In an earlier blog I got a lot of flak for pointing out that the left's addiction to ideological purity had crippled them politically. There was a lot of whining about how how could I 'blame' the left for the evil neo-cons. But in their just-published book, One Party Country, journalists Tom Hamburger and Peter Wallsten show that the neo-cons were able to take over because they welcomed any single-issue right-wing nutcake onto their team as long as they were anti-left, while the left hasn't even been able to get labor and environmentalists to work together.
The neo-cons know how to exploit this leftist addiction to purism. They pour money into Green party campaigns to siphon off Democratic voters--a strategy that put Bush in office. They're using it again in this year's Congressional races.
What the purist loves most is to be "outside the system"--that is, to be an armchair critic. To moan over the savageries of the Right while trashing anything constructive less "militant" leftists achieve as "selling out". (It's interesting that "militant" is such a positive word in purist circles. It reveals the closet warmonger within the purist, and why he's part of the problem rather than part of the solution. The Weathermen were "militant", and what did they accomplish, besides blowing up a few buildings, getting Tim Leary out of jail and themselves in?)
The purist's main strategy is to withdraw. To opt out. He refuses, for example to buy stock in "bad" companies--as if Exxon would even notice. And he won't shop at Wal-Mart--as if any middle-class intellectual ever did anyway.

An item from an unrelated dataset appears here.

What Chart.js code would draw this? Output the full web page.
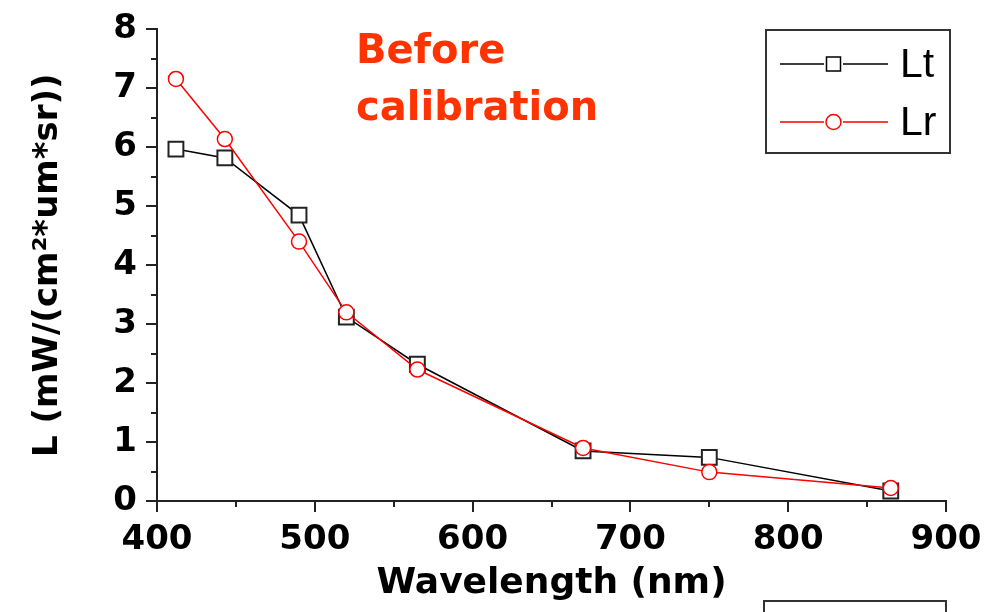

While our government is doing everything possible to worsen our environment, the biggest environmental gains today are coming from the corporate world, many segments of which are getting the message about sustainability. Purists dismiss this as 'window-dressing' and 'greenwashing', and PR is certainly one motive for corporate environmentalism. Who cares? If a concern for PR keeps one river unpolluted, I'm for it.
Of course it's important to check on follow-through, but purists are only interested in making the case that corporations do very bad things. (As if anyone didn't know). Like Bush not talking to Iran, they think by refusing to have anything to do with the 'enemy' they're making some sort of powerful statement. To these people I can only say: get real, buddy, capitalism isn't going away, corporations are the most vital force in the world today, and if you care at all about the planet your efforts should go toward civilizing them as much as possible. And this means recognizing positive moves as well as attacking negative ones. If you only sound one note you're too easy to tune out.
And PR is not the only motive behind the current movement toward sustainability. Wal-Mart added $28 million to their bottom line by eliminating excessive packaging, which also saves 3,800 trees a year and a million barrels of oil. I'll take that window-dressing anytime, even from Evil, Inc. Wal-Mart--one of many giants to be influenced by Natural Capitalism--is now the biggest buyer of organic cotton in the world, which has taken millions of tons of chemicals out of the environment.
But when Wal-Mart offered to carry Seventh Generation products, its head, Jeffrey Hollender, declined, because selling to Wal-Mart would be "selling our soul".
I have news for you, Jeffrey Hollender: if buying your products helps save the environment, as you claim, you ought to be selling to Wal-Mart, where it will have a tremendous impact, instead of just to middle-class liberals in health food stores. Your precious soul isn't worth one tree, much less the thousands that will now be cut down because of your prissy puritanism.
To support a company's environmental efforts is not an endorsement of the company, or its labor policies, or it's cutthroat business practices. We're not talking Nobel prizes here, we're talking about encouraging people to move in a positive direction. When a child learns to read you don't punish it for not being able to do multiplication.
It's interesting that leftist purists, though supposedly anti-authoritarian and anti-war, are in fact authoritarian and militaristic in their approach to corporations, which are, after all, motivationally rather simple. They are also the most powerful force in the world today. To refuse to get your hands dirty working with them is opting out of the future.
I have enormous respect for anyone and everyone working to improve the environment, achieve a peaceful world, or raise the education, health, or living standards of the poor. I have none at all for armchair militants who criticize them for 'selling out'. It's hard enough to buck the tide of money, greed, fear, and ignorance in our decaying society without having a pack of 'militant' purists yapping at your heels.